Apparaître comme le meilleur ami d’Israël
Le hasard a peu à voir dans cette affaire. C’est devant l’AIPAC, le principal lobby pro-israélien aux Etats-Unis que le désormais candidat démocrate à la Maison Blanche a décidé de prononcer son premier discours de politique étrangère. Un discours qu’aucun responsable politique américain n’aurait renié.

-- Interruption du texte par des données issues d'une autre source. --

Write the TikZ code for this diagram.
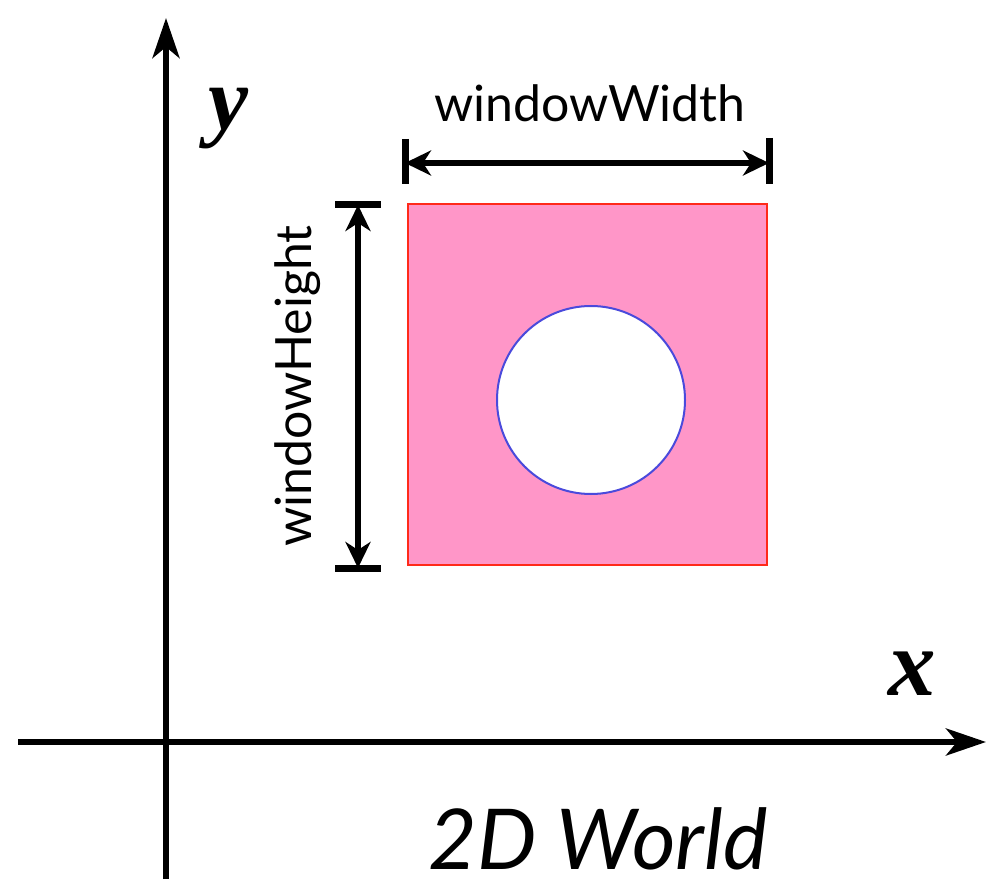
\documentclass[tikz,border=0pt]{standalone}
\usepackage{fontspec}
\setmainfont{Lato}
\newfontfamily\timesf{Liberation Serif}
\usetikzlibrary{arrows.meta}
\definecolor{winpink}{HTML}{FF96C8}
\definecolor{winred}{HTML}{FF2A1A}
\definecolor{circblue}{HTML}{4A4ADC}
\tikzset{
  axis/.style={line width=6pt,-{Stealth[length=40pt,width=27pt,inset=11pt]}},
  dimline/.style={line width=6pt,{Stealth[length=26pt,width=25pt,inset=8pt]}-{Stealth[length=26pt,width=25pt,inset=8pt]}},
  bar/.style={line width=7pt},
  lbl/.style={inner sep=0pt}
}
\begin{document}
\begin{tikzpicture}[x=1pt,y=1pt]
\useasboundingbox (0,0) rectangle (987,879);
% axes
\coordinate (yb) at (166,0);
\coordinate (yt) at (166,861);
\coordinate (xl) at (18,137);
\coordinate (xr) at (986,137);
\draw[axis] (yb) -- (yt);
\draw[axis] (xl) -- (xr);
% window
\node[draw=winred, line width=2pt, fill=winpink, minimum width=359pt, minimum height=361pt, inner sep=0pt, anchor=south west] (win) at (407,313) {};
\node[draw=circblue, line width=2pt, fill=white, ellipse/.style={}, circle, minimum size=188pt, inner sep=0pt] (hole) at (591,479) {};
% width dimension
\coordinate (wl) at (405,716);
\coordinate (wr) at (769,716);
\coordinate (wlt) at (405,740);
\coordinate (wlb) at (405,695);
\coordinate (wrt) at (769,741);
\coordinate (wrb) at (769,695);
\draw[bar] (wlt) -- (wlb);
\draw[bar] (wrt) -- (wrb);
\draw[dimline] (wl) -- (wr);
\node[lbl, font=\fontsize{50}{60}\selectfont] (wtext) at (590,776) {windowWidth};
% height dimension
\coordinate (ht) at (358,674);
\coordinate (hb) at (358,311);
\coordinate (htl) at (335,674);
\coordinate (htr) at (381,674);
\coordinate (hbl) at (335,311);
\coordinate (hbr) at (381,311);
\draw[bar] (htl) -- (htr);
\draw[bar] (hbl) -- (hbr);
\draw[dimline] (ht) -- (hb);
\node[lbl, rotate=90, font=\fontsize{50}{60}\selectfont] (htext) at (298,493) {windowHeight};
% axis labels
\node[lbl, font=\timesf\fontsize{90}{100}\selectfont\bfseries\itshape] (ylab) at (228,760) {y};
\node[lbl, font=\timesf\fontsize{95}{100}\selectfont\bfseries\itshape] (xlab) at (912,205) {x};
\node[lbl, font=\fontsize{84}{100}\selectfont\itshape] (title) at (598,40) {2D World};
\end{tikzpicture}
\end{document}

Après avoir rappelé que « la sécurité d’Israël est sacro-sainte », Barack Obama a reconnu que « les Palestiniens avaient besoin d’un Etat viable » mais que « tout accord avec les Palestiniens devait préserver l’identité juive d’Israël ».
Visiblement conscient qu’il aurait besoin le 4 novembre prochain des voix et plus encore des contributions financières de l’électorat juif, le sénateur de l’Illinois est même allé plus loin en affirmant que « Jérusalem restera la capitale d’Israël et que la ville doit rester indivisible ». Un parti pris immédiatement dénoncé par le président palestinien Mahmoud Abbas qui a rappelé que la partie orientale de Jérusalem était considéré par les Nations unies comme un territoire occupé depuis sa conquête par les troupes israéliennes en 1967.
Mais en la matière, l’heure n’est pas à la nuance. Le sénateur Obama n’est pas sans savoir que le caractère indivisible de Jérusalem est l’un des rares points qui fasse l’objet d’un très large consensus, tant en Israël qu’au sein de la diaspora juive. S’il est élu le 4 novembre prochain, le candidat démocrate qui entend restaurer l’image de son pays à l’étranger sait pourtant qu’il devra infléchir sa position sur le sujet s’il veut reconquérir l’opinion publique arabe pour qui les Etats-Unis ont depuis longtemps perdu leur capacité à jouer les médiateurs dans un conflit où les perspectives de règlement paraissent chaque jour un peu plus lointaines.